Comment by innerspaceboy on July 26, 2013 at 11:36pm

Thanks, Belle.  Just finished watching it, and then watched the 60 seconds in Economics series from the BBC homepage (which I was delighted to see was narrated by David Mitchell.)

Comment by Melvinotis on July 27, 2013 at 10:30am
ISB, I think you are spot on, marketing organizations have probably identified this segment.

It is definitely a growing segment. Segments like you describe drive the SEO (Search Engine Optimization) industry. They also unwittingly drive the faux product review industry (people who are paid to write positive reviews for products--sometimes negative reviews for competitor's products as well).

You are right though, they need a name. How about Splinters--named after the rat character in Teenage Mutant Ninja Turtles. He is an intelligent scavenger, and is also thrifty yet learned.
Comment by M.M. on July 27, 2013 at 12:31pm

Mitchell and Webb rock. Love Peep Show!

Comment by innerspaceboy on July 27, 2013 at 12:55pm
Also loved him on QI and his "Dear America" message on behalf of her Majesty the Queen on Youtube.
Comment by Strega on July 27, 2013 at 12:59pm

hahaha InnerSpaceBoy, that is a fantastic youtube video - here's the link!
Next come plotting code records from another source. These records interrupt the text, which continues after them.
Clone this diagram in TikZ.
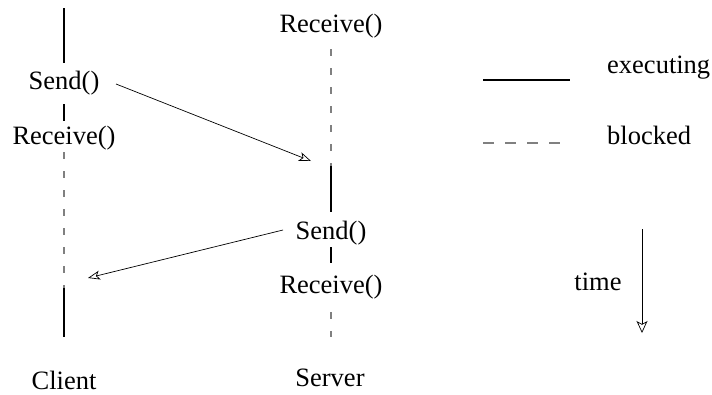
\documentclass[tikz,border=0pt]{standalone}
\usepackage{fontspec}
\setmainfont{Liberation Serif}
\usetikzlibrary{arrows.meta}
\begin{document}
\begin{tikzpicture}[x=1pt,y=-1pt,
  lbl/.style={font=\fontsize{26.5}{31}\selectfont, inner sep=0pt},
  run/.style={line width=1.8pt},
  wait/.style={line width=1.2pt, gray, dash pattern=on 7pt off 12pt},
  msg/.style={line width=0.7pt, -{Stealth[open, length=12pt, width=9pt, inset=3pt]}}]
\useasboundingbox (0,0) rectangle (712,394);

% client lifeline
\coordinate (c0) at (64,8);
\coordinate (c1) at (64,63);
\node[lbl] (csend) at (64,83) {Send()};
\coordinate (c2) at (64,104);
\coordinate (c3) at (64,121);
\node[lbl] (crecv) at (64,138) {Receive()};
\coordinate (c4) at (64,152);
\coordinate (c5) at (64,288);
\coordinate (c6) at (64,337);
\node[lbl] (client) at (64,380) {Client};
\draw[run] (c0) -- (c1);
\draw[run] (c2) -- (c3);
\draw[wait] (c4) -- (c5);
\draw[run] (c5) -- (c6);

% server lifeline
\node[lbl] (srecv0) at (331,26) {Receive()};
\coordinate (s0) at (331,49);
\coordinate (s1) at (331,166);
\coordinate (s2) at (331,212);
\node[lbl] (ssend) at (331,233) {Send()};
\coordinate (s3) at (331,247);
\coordinate (s4) at (331,263);
\node[lbl] (srecv1) at (331,287) {Receive()};
\coordinate (s5) at (331,312);
\coordinate (s6) at (331,337);
\node[lbl] (server) at (330,378) {Server};
\draw[wait] (s0) -- (s1);
\draw[run] (s1) -- (s2);
\draw[run] (s3) -- (s4);
\draw[wait] (s5) -- (s6);

% messages
\coordinate (m1a) at (116,84);
\coordinate (m1b) at (311,161);
\coordinate (m2a) at (283,230);
\coordinate (m2b) at (88,278);
\draw[msg] (m1a) -- (m1b);
\draw[msg] (m2a) -- (m2b);

% legend
\coordinate (l0) at (483,80);
\coordinate (l1) at (570,80);
\node[lbl, anchor=west] (lexec) at (607,68) {executing};
\coordinate (l2) at (483,143);
\coordinate (l3) at (566,143);
\node[lbl, anchor=west] (lblock) at (607,135) {blocked};
\draw[run] (l0) -- (l1);
\draw[wait, dash pattern=on 11pt off 11pt] (l2) -- (l3);

% time axis
\coordinate (t0) at (642,229);
\coordinate (t1) at (642,333);
\draw[msg, -{Stealth[open, length=12pt, width=11pt, inset=3pt]}] (t0) -- (t1);
\node[lbl] (ltime) at (598,282) {time};
\end{tikzpicture}
\end{document}
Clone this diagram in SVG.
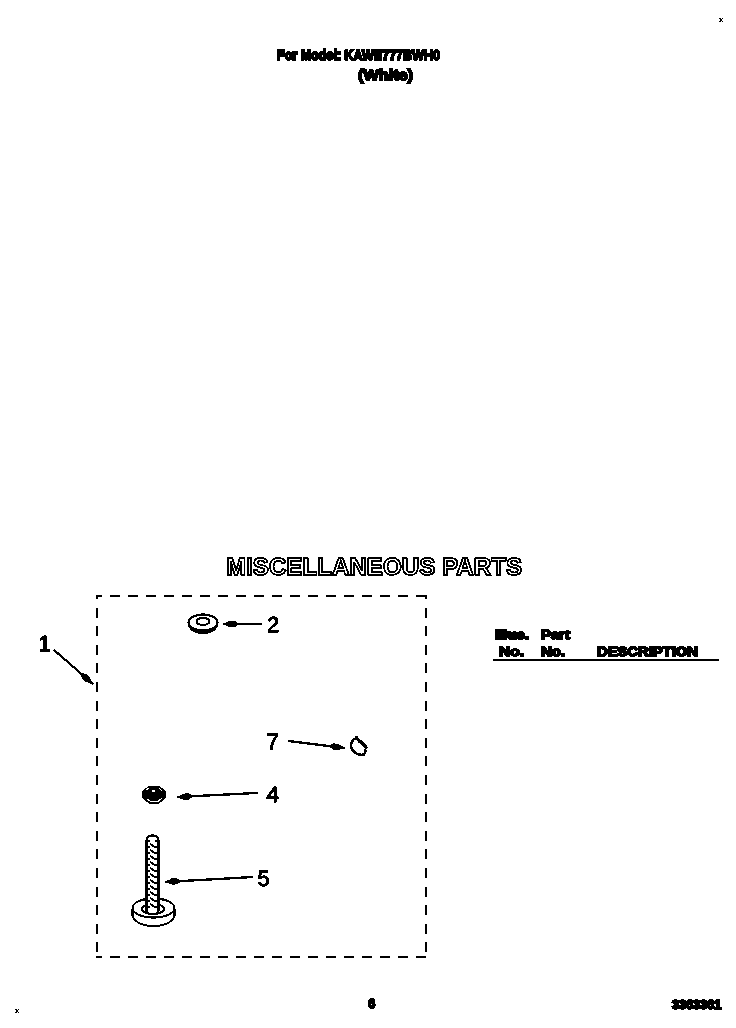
<svg xmlns="http://www.w3.org/2000/svg" width="736" height="1028" viewBox="0 0 736 1028">
<style>
text{font-family:"Liberation Sans",Arial,sans-serif;fill:#000}
.b{font-weight:bold;stroke:#000;stroke-width:1.600}
.h{font-size:14.500px}
.t{font-size:13.500px}
.n{font-size:22px;font-weight:normal;stroke:#000;stroke-width:.8}
.ln{fill:none;stroke:#000;stroke-width:2}
.p{fill:none;stroke:#000;stroke-width:1.800}
.d{fill:none;stroke:#000;stroke-width:2;shape-rendering:crispEdges}
</style>
<defs>
<filter id="bw" filterUnits="userSpaceOnUse" x="0" y="0" width="736" height="1028" color-interpolation-filters="sRGB">
<feColorMatrix type="matrix" values=".33 .34 .33 0 0 .33 .34 .33 0 0 .33 .34 .33 0 0 0 0 0 1 0"/>
<feComponentTransfer><feFuncR type="discrete" tableValues="0 0 1"/><feFuncG type="discrete" tableValues="0 0 1"/><feFuncB type="discrete" tableValues="0 0 1"/></feComponentTransfer>
</filter>
<marker id="ah" markerUnits="userSpaceOnUse" markerWidth="18" markerHeight="10" refX="16" refY="5" orient="auto"><path d="M0 5L4 2L9 2L16 5L9 8L4 8Z" fill="#000"/></marker>
</defs>
<rect width="736" height="1028" fill="#fff"/>
<g id="page" filter="url(#bw)">
<rect width="736" height="1028" fill="#fff"/>
<g id="header">
<text class="b h" x="277" y="60" textLength="163" lengthAdjust="spacingAndGlyphs">For Model: KAWE777BWH0</text>
<text class="b h" x="358" y="80" textLength="55" lengthAdjust="spacingAndGlyphs">(White)</text>
</g>
<g id="title"><text x="226" y="574.500" font-size="23.500" font-weight="bold" style="fill:#fff;stroke:#000;stroke-width:1.500" textLength="296" lengthAdjust="spacingAndGlyphs">MISCELLANEOUS PARTS</text></g>
<g id="table-head">
<text class="b t" x="495" y="639" textLength="34" lengthAdjust="spacingAndGlyphs">Illus.</text>
<text class="b t" x="541" y="639" textLength="29" lengthAdjust="spacingAndGlyphs">Part</text>
<text class="b t" x="499" y="656" textLength="25" lengthAdjust="spacingAndGlyphs">No.</text>
<text class="b t" x="541" y="656" textLength="24" lengthAdjust="spacingAndGlyphs">No.</text>
<text class="b t" x="597" y="656" textLength="101" lengthAdjust="spacingAndGlyphs">DESCRIPTION</text>
<path d="M493 660H719" stroke="#000" stroke-width="2" fill="none" shape-rendering="crispEdges"/>
</g>
<g id="kit-box">
<path class="d" stroke-dasharray="10 8" stroke-dashoffset="4" d="M96 596H427"/>
<path class="d" stroke-dasharray="10 8" stroke-dashoffset="4" d="M96 957H427"/>
<path class="d" stroke-dasharray="10 8.600" stroke-dashoffset="6" d="M97 595V958"/>
<path class="d" stroke-dasharray="10 8.600" stroke-dashoffset="6" d="M426 595V958"/>
</g>
<g id="connectors">
<path class="ln" d="M54 650L93 684" marker-end="url(#ah)"/>
<path class="ln" d="M262 624H223" marker-end="url(#ah)"/>
<path class="ln" d="M288 741L345 748" marker-end="url(#ah)"/>
<path class="ln" d="M258 793L177 797" marker-end="url(#ah)"/>
<path class="ln" d="M253 877L165 882" marker-end="url(#ah)"/>
</g>
<g id="part-1"><text class="n" x="38.500" y="651">1</text></g>
<g id="part-2">
<ellipse class="p" cx="203" cy="622.500" rx="14.500" ry="8"/>
<path class="p" d="M188.500 624C190 630 196 633 203 633C210 633 216 630 217.500 624"/>
<ellipse class="p" cx="203" cy="621.500" rx="6.500" ry="3.500"/>
<text class="n" x="267" y="632">2</text>
</g>
<g id="part-7">
<path d="M353 740C351 743 350 746 352 749C354 753 358 755 362 755C365 755 366 752 365 749" fill="none" stroke="#000" stroke-width="2.400"/>
<path d="M353 740C355 738 358 738 360 741L366 748M356 736L360 743M361 741L367 748" fill="none" stroke="#000" stroke-width="2.400"/>
<text class="n" x="266.500" y="749">7</text>
</g>
<g id="part-4">
<path d="M143 791L148 787H160L165 791V798L159 803H149L143 798Z" fill="#000" stroke="#000"/>
<path d="M147 799L151 801.500H158L162 798M146 790L149 788M159 788L162 791M152 791H155" stroke="#fff" stroke-width="1.400" fill="none"/>
<text class="n" x="266.500" y="802">4</text>
</g>
<g id="part-5">
<ellipse class="p" cx="153.500" cy="908" rx="21" ry="9.500"/>
<path class="p" d="M132.500 909V916C135 923 144 926 153.500 926C163 926 172 923 174.500 916V909"/>
<ellipse class="p" cx="153" cy="909" rx="11" ry="5"/>
<path d="M146.500 840C146.500 834 158.500 834 158.500 840V911C158.500 915 146.500 915 146.500 911Z" fill="#fff" stroke="#000" stroke-width="1.800"/>
<path d="M146.500 841H150M155 841H158.500M146.500 847H150M155 847H158.500M146.500 853H150M155 853H158.500M146.500 859H150M155 859H158.500M146.500 865H150M155 865H158.500M146.500 871H150M155 871H158.500M146.500 877H150M155 877H158.500M146.500 883H150M155 883H158.500M146.500 889H150M155 889H158.500M146.500 895H150M155 895H158.500M146.500 901H150M155 901H158.500M146.500 907H150M155 907H158.500M150 844L155 847M150 850L155 853M150 856L155 859M150 862L155 865M150 868L155 871M150 874L155 877M150 880L155 883M150 886L155 889M150 892L155 895M150 898L155 901M150 904L155 907" fill="none" stroke="#000" stroke-width="1.800"/>
<text class="n" x="257.500" y="886">5</text>
</g>
<g id="footer">
<text class="b" x="368" y="1008" font-size="13">6</text>
<text class="b" x="672" y="1009" font-size="12.500" textLength="49" lengthAdjust="spacingAndGlyphs">3363361</text>
</g>
<g id="marks">
<text x="719" y="22" font-size="8" font-weight="bold">x</text>
<text x="15" y="1013" font-size="8" font-weight="bold">x</text>
</g>
</g>
</svg>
Comment by innerspaceboy on July 27, 2013 at 1:03pm

Melvinotis, I would lean more toward calling them "Sixes," after Number 6 from the 1967 BBC series, The Prisoner.  His character embodies every one of the characteristics I described above.  And it's just hipster-obscuro and retro-gen enough to make them crack a smile.

"I am not a number... I am a free man!"

And thanks for the video link Strega!

Comment by M.M. on July 27, 2013 at 8:06pm

Alan Partridge movie Alpha Papa coming soon!